Sulla rete: rupertwatesmusic.com

File Under: solo folk

di Marco Restelli (14/01/2021)

Come sarebbe possibile non giudicare a dir poco coraggioso un artista in grado di concepire, a esclusivo beneficio di qualche “superstite romantico”, un album interamente stripped to the bone (voce e chitarra acustica)? Il londinese Rupert Wates in un solo giorno si è chiuso in studio di registrazione uscendone fuori con il suo ottavo album, nuovo di zecca, al quale ha dato un titolo: Lamentations che, a dirla tutta, potrebbe addirittura scoraggiarne l’ascolto. In realtà, dopo averlo fatto svariate volte, ciò che mi sembra più evidente è che questo suo lavoro non solo non annoia, ma sembra abilmente rubato dagli scaffali di Richard Thompson (soprattutto), Nick Drake o John Martyn. Gli autorevoli richiami non sono affatto gratuiti, perché dietro ogni pezzo è facile percepire l’influenza di questi “mostri sacri” del folk inglese ai quali, a modo suo, sembra voler rendere omaggio. La sua voce, dal marcato accento britannico e calda come una coperta, è al centro dell’estetica di questa dozzina di canzoni semplici e poetiche che raccontano storie sull’inesorabile scorrere del tempo, sulla vita, sulla morte e sull’amore.

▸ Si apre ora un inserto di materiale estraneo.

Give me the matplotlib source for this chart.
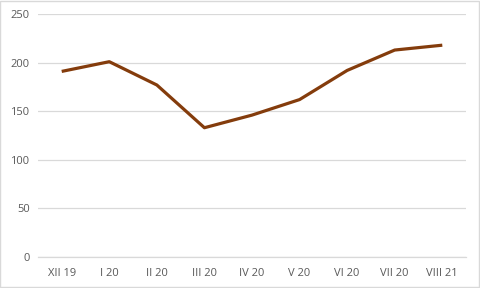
import matplotlib
matplotlib.use("Agg")
import matplotlib.pyplot as plt
from matplotlib.patches import Rectangle

# months and values
months = ["XII 19", "I 20", "II 20", "III 20", "IV 20", "V 20", "VI 20", "VII 20", "VIII 21"]
values = [191, 201, 177, 133, 146, 162, 192, 213, 218]
yticks = [0, 50, 100, 150, 200, 250]

plt.rcParams['font.family'] = ['Open Sans', 'DejaVu Sans']

fig = plt.figure(figsize=(4.8, 2.88), dpi=100)
ax = fig.add_axes([0.079, 0.108, 0.892, 0.843])

x = list(range(len(months)))
ax.plot(x, values, color="#843C0C", linewidth=2.3, solid_capstyle="butt", zorder=3)

ax.set_xlim(-0.5, len(months) - 0.5)
ax.set_ylim(0, 250)
ax.set_yticks(yticks)
ax.set_xticks(x)
ax.set_xticklabels(months)
ax.grid(axis="y", color="#d9d9d9", linewidth=0.9)
ax.set_axisbelow(True)

for s in ["top", "right", "left"]:
    ax.spines[s].set_visible(False)
ax.spines["bottom"].set_color("#d9d9d9")
ax.spines["bottom"].set_linewidth(0.9)
ax.tick_params(length=0, labelsize=8, labelcolor="#595959")
ax.tick_params(axis="x", pad=8)
ax.tick_params(axis="y", pad=6)

# light border around the whole chart
fig.patches.append(Rectangle((0.001, 0.002), 0.997, 0.995, transform=fig.transFigure,
                             fill=False, edgecolor="#d9d9d9", linewidth=1))

fig.savefig("out.png", dpi=100)
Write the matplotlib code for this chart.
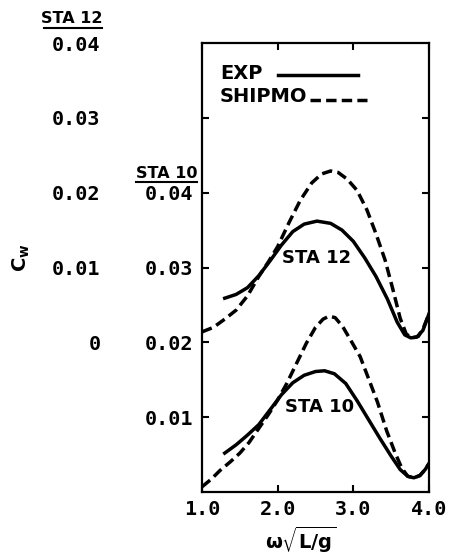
import matplotlib
matplotlib.use('Agg')
import matplotlib.pyplot as plt
from matplotlib.lines import Line2D

plt.rcParams['mathtext.fontset'] = 'dejavusans'

# Station 10 (plotted on its own scale, 0 at bottom)
sta10_exp_x = [1.30, 1.45, 1.60, 1.75, 1.90, 2.05, 2.20, 2.35, 2.50, 2.62, 2.75, 2.90,
               3.05, 3.20, 3.35, 3.50, 3.62, 3.72, 3.80, 3.88, 3.95, 4.00]
sta10_exp_y = [0.0052, 0.0063, 0.0076, 0.0090, 0.0110, 0.0130, 0.0146, 0.0156, 0.0161, 0.0162,
               0.0158, 0.0145, 0.0122, 0.0097, 0.0072, 0.0048, 0.0030, 0.0021, 0.0019, 0.0022,
               0.0030, 0.0038]
sta10_ship_x = [1.00, 1.12, 1.24, 1.37, 1.50, 1.62, 1.75, 1.88, 2.00, 2.12, 2.25, 2.38, 2.50,
                2.60, 2.68, 2.76, 2.86, 2.97, 3.09, 3.20, 3.32, 3.44, 3.55, 3.64, 3.72, 3.80,
                3.88, 3.95, 4.00]
sta10_ship_y = [0.0007, 0.0017, 0.0029, 0.0040, 0.0052, 0.0066, 0.0085, 0.0104, 0.0123, 0.0145,
                0.0172, 0.0199, 0.0220, 0.0231, 0.0235, 0.0233, 0.0221, 0.0202, 0.0181, 0.0152,
                0.0120, 0.0082, 0.0053, 0.0032, 0.0021, 0.0019, 0.0022, 0.0030, 0.0038]

# Station 12 (own scale, shifted up by 0.02 on the plot)
sta12_exp_x = [1.30, 1.45, 1.60, 1.75, 1.90, 2.05, 2.20, 2.35, 2.52, 2.70, 2.85, 3.00, 3.15,
               3.30, 3.45, 3.58, 3.68, 3.76, 3.84, 3.92, 4.00]
sta12_exp_y = [0.0059, 0.0064, 0.0073, 0.0089, 0.0109, 0.0130, 0.0148, 0.0158, 0.0162, 0.0159,
               0.0150, 0.0135, 0.0113, 0.0088, 0.0058, 0.0027, 0.0010, 0.0006, 0.0007, 0.0016,
               0.0038]
sta12_ship_x = [1.00, 1.15, 1.30, 1.45, 1.60, 1.75, 1.88, 2.00, 2.15, 2.30, 2.45, 2.58, 2.70,
                2.80, 2.92, 3.05, 3.18, 3.30, 3.42, 3.52, 3.62, 3.70, 3.78, 3.86, 3.93, 4.00]
sta12_ship_y = [0.0014, 0.0020, 0.0031, 0.0043, 0.0062, 0.0088, 0.0108, 0.0128, 0.0160, 0.0190,
                0.0213, 0.0225, 0.0229, 0.0227, 0.0218, 0.0203, 0.0177, 0.0145, 0.0110, 0.0072,
                0.0032, 0.0011, 0.0006, 0.0008, 0.0020, 0.0038]
STA12_SHIFT = 0.02

x_ticks = [1.0, 2.0, 3.0, 4.0]
x_tick_labels = ['1.0', '2.0', '3.0', '4.0']
sta10_ticks = [0.01, 0.02, 0.03, 0.04, 0.05]
sta10_tick_labels = ['0.01', '0.02', '0.03', '0.04', '']
sta12_ticks = [0.0, 0.01, 0.02, 0.03, 0.04]
sta12_tick_labels = ['0', '0.01', '0.02', '0.03', '0.04']

label_font = 'DejaVu Sans'
mono_font = 'DejaVu Sans Mono'

fig = plt.figure(figsize=(4.52, 5.55), dpi=100)
ax = fig.add_axes([0.447, 0.1135, 0.502, 0.809])

lw = 2.5
dash = (3.0, 1.5)
ax.plot(sta10_exp_x, sta10_exp_y, color='black', lw=lw)
ax.plot(sta10_ship_x, sta10_ship_y, color='black', lw=lw, dashes=dash)
ax.plot(sta12_exp_x, [v + STA12_SHIFT for v in sta12_exp_y], color='black', lw=lw)
ax.plot(sta12_ship_x, [v + STA12_SHIFT for v in sta12_ship_y], color='black', lw=lw, dashes=dash)

ax.set_xlim(1.0, 4.0)
ax.set_ylim(0.0, 0.06)
ax.set_xticks(x_ticks)
ax.set_xticklabels(x_tick_labels, family=mono_font, weight='bold', fontsize=14.5)
ax.set_yticks(sta10_ticks)
ax.set_yticklabels(sta10_tick_labels, family=mono_font, weight='bold', fontsize=14.5)
ax.tick_params(direction='in', top=True, right=True, length=5, width=1.5)
ax.tick_params(axis='x', pad=6)
ax.tick_params(axis='y', pad=6.5)
for s in ax.spines.values():
    s.set_linewidth(1.6)

# second scale for station 12, sharing the same axis
sec = ax.secondary_yaxis('left', functions=(lambda y: y - STA12_SHIFT, lambda y: y + STA12_SHIFT))
sec.set_yticks(sta12_ticks)
sec.set_yticklabels(sta12_tick_labels, family=mono_font, weight='bold', fontsize=14.5)
sec.tick_params(length=0, pad=73)
sec.spines['left'].set_visible(False)

# curve labels
ax.text(2.52, 0.0313, 'STA 12', family=label_font, weight='bold', fontsize=13, ha='center', va='center')
ax.text(2.55, 0.0113, 'STA 10', family=label_font, weight='bold', fontsize=13, ha='center', va='center')

# key, text first then line sample
ax.text(0.079, 0.931, 'EXP', transform=ax.transAxes, family=label_font, weight='bold',
        fontsize=14, ha='left', va='center')
ax.add_line(Line2D([0.335, 0.687], [0.929, 0.929], transform=ax.transAxes, color='black', lw=lw))
ax.text(0.079, 0.880, 'SHIPMO', transform=ax.transAxes, family=label_font, weight='bold',
        fontsize=14, ha='left', va='center')
ax.add_line(Line2D([0.476, 0.727], [0.873, 0.873], transform=ax.transAxes, color='black', lw=lw,
                   dashes=dash))

# scale headers
fig.text(0.226, 0.966, 'STA 12', family=label_font, weight='bold', fontsize=11.5, ha='right', va='center')
fig.add_artist(Line2D([0.097, 0.226], [0.950, 0.950], color='black', lw=1.5, transform=fig.transFigure))
fig.text(0.436, 0.688, 'STA 10', family=label_font, weight='bold', fontsize=11.5, ha='right', va='center')
fig.add_artist(Line2D([0.300, 0.436], [0.672, 0.672], color='black', lw=1.5, transform=fig.transFigure))

ax.set_xlabel(r'$\mathbf{\omega}\sqrt{\mathbf{L/g}}$', fontsize=14)
ax.xaxis.set_label_coords(0.432, -0.072)
fig.text(0.048, 0.535, r'$\mathbf{C}_{\mathbf{w}}$', fontsize=14, rotation=90, ha='center', va='center')

fig.savefig('out.png', dpi=100)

L’iniziale The Carnival Waltz è una ballata intensa che apre le danze con una melodia avvolgente. Utilizzando l’allegoria della giostra e dei suoi cavalli che girano, Wates ci fa riflettere sui tanti volti delle persone che incontriamo e alle quali vogliamo bene ma che, purtroppo, a un certo punto scompaiono dalla nostra vita. Alcuni ritornano, ma altri per svariati motivi (compresa la morte) scendono dal carosello e ci lasciano per sempre. In Time Of Breaking parla dei momenti difficili che primo o poi arrivano per ognuno di noi e che dobbiamo affrontare ben sapendo che il mondo va avanti lo stesso, anche quando per noi (o chi amiamo) sta arrivando la fine. L’incantevole California One racconta di un viaggio sull’autostrada che attraversa tutto il Golden State durante il quale le immagini della splendida natura, che regalano uno spettacolo magnifico, diventano l’occasione per considerazioni di carattere personale e relative a un rapporto sentimentale. L’episodio forse più bello del disco è il coinvolgente finger picking di From Where You Are che scalda il cuore attraverso la musica e i suoi versi sognanti (…With love alone to be your guide you’ll touch the skies / You’ll take a ride with me on my guitar). Ascoltarla al buio, soli davanti al fuoco (per chi ha la fortuna di poterlo accendere) o guardando le luci fuori dalla finestra regala momenti unici.

Farewell And Adieu, la più Dylanesque dell’album, parla del difficile addio ad un amico, mentre l’album si chiude con la più andante I'll Never Tire Of Looking (in Your Eyes), dichiarazione di amore di un uomo ormai anziano alla propria donna (“once I was a young man knocking on the doors getting tired of hearing no reply Now I’m so much older than I was before but I’ll never tire of looking in your eyes”). Come dicevo all’inizio, roba per inguaribili romantici ormai fuori moda, tutti gli altri ne restino alla larga.